SOURCE MATERIAL —
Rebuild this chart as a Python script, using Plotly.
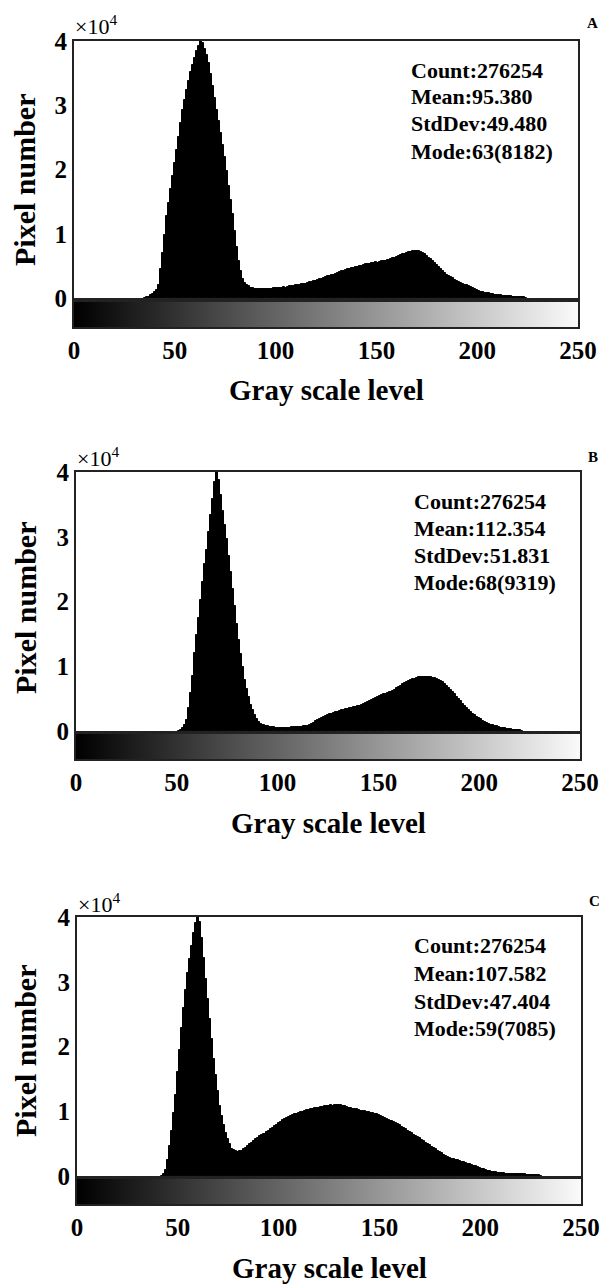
import plotly.graph_objects as go

W, H = 610, 1285

# ---------------- data ----------------
gray_ticks = [0, 50, 100, 150, 200, 250]
gray_tick_text = ["0", "50", "100", "150", "200", "250"]
y_ticks = [0, 10000, 20000, 30000, 40000]
y_tick_text = ["0", "1", "2", "3", "4"]

a_start = 35
a_counts = [0, 100, 200, 400, 600, 900, 1300, 2000, 4500, 7000,
            9800, 12800, 14800, 16900, 19000, 21000, 23000, 25000, 27200, 29300,
            30800, 32300, 33800, 35200, 36300, 37400, 38500, 39200, 40000, 39700,
            38800, 37800, 36500, 34800, 33000, 31200, 29300, 27500, 25700, 23800,
            22000, 19700, 17500, 15200, 13000, 10500, 8000, 5800, 4200, 3000,
            2400, 2000, 1800, 1600, 1500, 1400, 1350, 1420, 1380, 1330,
            1400, 1450, 1380, 1420, 1480, 1500, 1560, 1520, 1600, 1650,
            1620, 1700, 1800, 1850, 1900, 1980, 2050, 2000, 2150, 2250,
            2200, 2350, 2450, 2550, 2600, 2700, 2800, 2900, 3000, 3100,
            3200, 3350, 3450, 3600, 3650, 3800, 3900, 4000, 4150, 4200,
            4300, 4450, 4500, 4600, 4700, 4800, 4850, 5000, 5050, 5100,
            5250, 5300, 5350, 5400, 5500, 5550, 5500, 5650, 5700, 5750,
            5800, 5900, 6000, 6150, 6300, 6450, 6600, 6700, 6800, 6900,
            7000, 7100, 7150, 7250, 7300, 7350, 7300, 7200, 7000, 6800,
            6600, 6300, 6000, 5700, 5400, 5100, 4800, 4500, 4200, 3900,
            3650, 3450, 3250, 3050, 2850, 2700, 2550, 2400, 2250, 2100,
            1950, 1800, 1650, 1500, 1350, 1200, 1100, 1000, 920, 850,
            800, 750, 680, 600, 540, 480, 430, 390, 350, 320,
            290, 260, 240, 220, 200, 180, 160, 140, 100, 60]

b_start = 51
b_counts = [0, 100, 400, 900, 1700, 3500, 5800, 8500, 12000, 14800,
            17500, 20300, 23000, 25800, 28000, 30700, 33300, 35800, 38500, 40000,
            38800, 36400, 34000, 31800, 29600, 27000, 24500, 21900, 19300, 16600,
            14000, 11900, 9900, 7900, 6500, 5200, 4000, 3200, 2500, 1900,
            1400, 1150, 1000, 850, 750, 680, 600, 560, 530, 500,
            500, 480, 500, 520, 500, 530, 560, 580, 600, 620,
            650, 680, 700, 720, 850, 1000, 1150, 1300, 1500, 1700,
            1850, 2000, 2150, 2300, 2450, 2550, 2700, 2800, 2900, 3000,
            3100, 3200, 3300, 3350, 3400, 3500, 3550, 3650, 3700, 3800,
            3900, 4000, 4150, 4300, 4450, 4600, 4800, 4950, 5100, 5250,
            5400, 5500, 5650, 5750, 5800, 6000, 6200, 6400, 6600, 6800,
            7000, 7200, 7400, 7600, 7750, 7900, 8000, 8100, 8200, 8300,
            8350, 8400, 8300, 8400, 8350, 8300, 8250, 8150, 8050, 7900,
            7750, 7600, 7300, 7000, 6700, 6400, 6000, 5700, 5300, 5000,
            4600, 4200, 3900, 3600, 3300, 3000, 2700, 2450, 2200, 2000,
            1800, 1600, 1400, 1250, 1100, 1000, 900, 800, 700, 600,
            520, 450, 400, 350, 300, 260, 220, 180, 140, 100,
            50]

c_start = 42
c_counts = [0, 300, 1000, 2500, 4600, 7000, 9800, 12500, 16000, 19500,
            22800, 26000, 28800, 31300, 33500, 35500, 37600, 39000, 40000, 39200,
            36700, 33600, 30500, 27400, 24200, 21100, 18000, 15600, 13200, 10800,
            9300, 7800, 6600, 5700, 4900, 4200, 4000, 3800, 3750, 3800,
            3900, 4100, 4350, 4700, 4900, 5100, 5400, 5650, 5900, 6150,
            6350, 6550, 6750, 6950, 7200, 7400, 7650, 7900, 8150, 8350,
            8600, 8800, 9000, 9150, 9300, 9400, 9550, 9650, 9750, 9850,
            9950, 10050, 10150, 10250, 10300, 10350, 10450, 10500, 10550, 10650,
            10700, 10750, 10800, 10850, 10900, 10850, 10900, 11000, 10950, 10900,
            10850, 10800, 10650, 10500, 10450, 10400, 10350, 10300, 10200, 10100,
            10050, 10000, 9900, 9850, 9750, 9700, 9600, 9550, 9450, 9300,
            9150, 9000, 8850, 8700, 8550, 8350, 8200, 8000, 7800, 7600,
            7400, 7200, 7000, 6800, 6600, 6400, 6200, 6000, 5800, 5600,
            5400, 5150, 4950, 4750, 4500, 4300, 4100, 3900, 3700, 3500,
            3300, 3150, 3000, 2850, 2700, 2600, 2500, 2400, 2300, 2200,
            2100, 2000, 1900, 1800, 1700, 1600, 1500, 1400, 1300, 1150,
            1050, 950, 850, 750, 680, 620, 560, 500, 460, 420,
            400, 380, 360, 340, 320, 300, 280, 270, 260, 250,
            240, 220, 200, 180, 170, 160, 150, 100, 50]

panel_letters = ["A", "B", "C"]
stats_text = [
    ["Count:276254", "Mean:95.380", "StdDev:49.480", "Mode:63(8182)"],
    ["Count:276254", "Mean:112.354", "StdDev:51.831", "Mode:68(9319)"],
    ["Count:276254", "Mean:107.582", "StdDev:47.404", "Mode:59(7085)"],
]
starts = [a_start, b_start, c_start]
counts = [a_counts, b_counts, c_counts]
gradient_levels = list(range(256))

# ---------------- layout geometry (pixels) ----------------
panels = [
    dict(x0=74, x1=578, top=41, zero=298, g0=302, g1=327, xt=390, mul=25,
         letter=(592, 23), stats_x=409, stats_y=[70, 97, 124, 151], ytitle=180),
    dict(x0=76, x1=580, top=472, zero=731, g0=734, g1=759, xt=823, mul=457,
         letter=(593, 457), stats_x=412, stats_y=[502, 528, 555, 583], ytitle=608),
    dict(x0=77, x1=581, top=917, zero=1176, g0=1179, g1=1204, xt=1268, mul=903,
         letter=(594, 901), stats_x=412, stats_y=[945, 973, 1001, 1028], ytitle=1051),
]

FONT = "Liberation Serif"

def px(x):
    return x / W

def py(y):
    return 1 - y / H

fig = go.Figure()
layout = dict(template="none", width=W, height=H, autosize=False,
              margin=dict(l=0, r=0, t=0, b=0, pad=0, autoexpand=False),
              paper_bgcolor="white", plot_bgcolor="white", showlegend=False,
              bargap=0, font=dict(family=FONT, color="black"))
annotations = []

for i, p in enumerate(panels):
    hx = 2 * i + 1
    gx = 2 * i + 2
    hxn = "x" if hx == 1 else f"x{hx}"
    hyn = "y" if hx == 1 else f"y{hx}"
    gxn = f"x{gx}"
    gyn = f"y{gx}"
    levels = list(range(starts[i], starts[i] + len(counts[i])))

    fig.add_trace(go.Bar(x=levels, y=counts[i], width=1,
                         marker=dict(color="black", line=dict(color="black", width=1)),
                         xaxis=hxn, yaxis=hyn, hoverinfo="skip"))
    fig.add_trace(go.Heatmap(z=[gradient_levels], x=gradient_levels, y=[0],
                             colorscale=[[0, "black"], [1, "white"]],
                             showscale=False, xaxis=gxn, yaxis=gyn, hoverinfo="skip"))

    hk = "xaxis" if hx == 1 else f"xaxis{hx}"
    hyk = "yaxis" if hx == 1 else f"yaxis{hx}"
    layout[hk] = dict(domain=[px(p["x0"]), px(p["x1"])], range=[0, 250],
                      anchor=hyn, showticklabels=False, ticks="", showgrid=False,
                      zeroline=False, showline=True, mirror=True, automargin=False,
                      linecolor="#222", linewidth=2)
    layout[hyk] = dict(domain=[py(p["zero"]), py(p["top"])], range=[0, 40000],
                       anchor=hxn, tickmode="array", tickvals=y_ticks,
                       ticktext=y_tick_text, ticks="", showgrid=False,
                       zeroline=False, showline=True, mirror=True, automargin=False,
                       linecolor="#222", linewidth=2,
                       tickfont=dict(family=FONT, size=25, weight="bold"))
    layout[f"xaxis{gx}"] = dict(domain=[px(p["x0"]), px(p["x1"])], range=[0, 250],
                                anchor=gyn, tickmode="array", tickvals=gray_ticks,
                                ticktext=gray_tick_text, ticks="", showgrid=False,
                                zeroline=False, showline=True, mirror=True,
                                automargin=False,
                                linecolor="#222", linewidth=2, ticklabelstandoff=0,
                                tickfont=dict(family=FONT, size=25, weight="bold"))
    layout[f"yaxis{gx}"] = dict(domain=[py(p["g1"]), py(p["g0"])], range=[-0.5, 0.5],
                                anchor=gxn, showticklabels=False, ticks="",
                                showgrid=False, zeroline=False, showline=True,
                                mirror=True, automargin=False,
                                linecolor="#222", linewidth=2)

    annotations.append(dict(text="Gray scale level", x=px((p["x0"] + p["x1"]) / 2),
                            y=py(p["xt"]), xref="paper", yref="paper",
                            showarrow=False, xanchor="center", yanchor="middle",
                            font=dict(family=FONT, size=29, weight="bold")))
    annotations.append(dict(text="Pixel number", x=px(25), y=py(p["ytitle"]),
                            xref="paper", yref="paper", showarrow=False,
                            textangle=-90, xanchor="center", yanchor="middle",
                            font=dict(family=FONT, size=30, weight="bold")))
    annotations.append(dict(text="×10<sup>4</sup>", x=px(p["x0"] - 1), y=py(p["mul"]),
                            xref="paper", yref="paper", showarrow=False,
                            xanchor="left", yanchor="middle",
                            font=dict(family=FONT, size=22)))
    annotations.append(dict(text=panel_letters[i], x=px(p["letter"][0]),
                            y=py(p["letter"][1]), xref="paper", yref="paper",
                            showarrow=False, xanchor="center", yanchor="middle",
                            font=dict(family=FONT, size=15, weight="bold")))
    for line, yy in zip(stats_text[i], p["stats_y"]):
        annotations.append(dict(text=line, x=px(p["stats_x"]), y=py(yy),
                                xref="paper", yref="paper", showarrow=False,
                                xanchor="left", yanchor="middle",
                                font=dict(family=FONT, size=22, weight="bold")))

layout["annotations"] = annotations
fig.update_layout(**layout)
fig.write_html("out.html", config={"displayModeBar": False},
               post_script="document.body.style.margin='0';"
                           "document.body.style.overflow='hidden';"
                           "document.documentElement.style.overflow='hidden';")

TASK DIRECTIONS — Every line from the start of the listing above through the line with "290, 260, 240, 220, 200, 180, 160, 140, 100, 60]" should be repeated exactly; skip the pictures and add nothing else.

EXERCISE ANSWER —
Rebuild this chart as a Python script, using Plotly.
import plotly.graph_objects as go

W, H = 610, 1285

# ---------------- data ----------------
gray_ticks = [0, 50, 100, 150, 200, 250]
gray_tick_text = ["0", "50", "100", "150", "200", "250"]
y_ticks = [0, 10000, 20000, 30000, 40000]
y_tick_text = ["0", "1", "2", "3", "4"]

a_start = 35
a_counts = [0, 100, 200, 400, 600, 900, 1300, 2000, 4500, 7000,
            9800, 12800, 14800, 16900, 19000, 21000, 23000, 25000, 27200, 29300,
            30800, 32300, 33800, 35200, 36300, 37400, 38500, 39200, 40000, 39700,
            38800, 37800, 36500, 34800, 33000, 31200, 29300, 27500, 25700, 23800,
            22000, 19700, 17500, 15200, 13000, 10500, 8000, 5800, 4200, 3000,
            2400, 2000, 1800, 1600, 1500, 1400, 1350, 1420, 1380, 1330,
            1400, 1450, 1380, 1420, 1480, 1500, 1560, 1520, 1600, 1650,
            1620, 1700, 1800, 1850, 1900, 1980, 2050, 2000, 2150, 2250,
            2200, 2350, 2450, 2550, 2600, 2700, 2800, 2900, 3000, 3100,
            3200, 3350, 3450, 3600, 3650, 3800, 3900, 4000, 4150, 4200,
            4300, 4450, 4500, 4600, 4700, 4800, 4850, 5000, 5050, 5100,
            5250, 5300, 5350, 5400, 5500, 5550, 5500, 5650, 5700, 5750,
            5800, 5900, 6000, 6150, 6300, 6450, 6600, 6700, 6800, 6900,
            7000, 7100, 7150, 7250, 7300, 7350, 7300, 7200, 7000, 6800,
            6600, 6300, 6000, 5700, 5400, 5100, 4800, 4500, 4200, 3900,
            3650, 3450, 3250, 3050, 2850, 2700, 2550, 2400, 2250, 2100,
            1950, 1800, 1650, 1500, 1350, 1200, 1100, 1000, 920, 850,
            800, 750, 680, 600, 540, 480, 430, 390, 350, 320,
            290, 260, 240, 220, 200, 180, 160, 140, 100, 60]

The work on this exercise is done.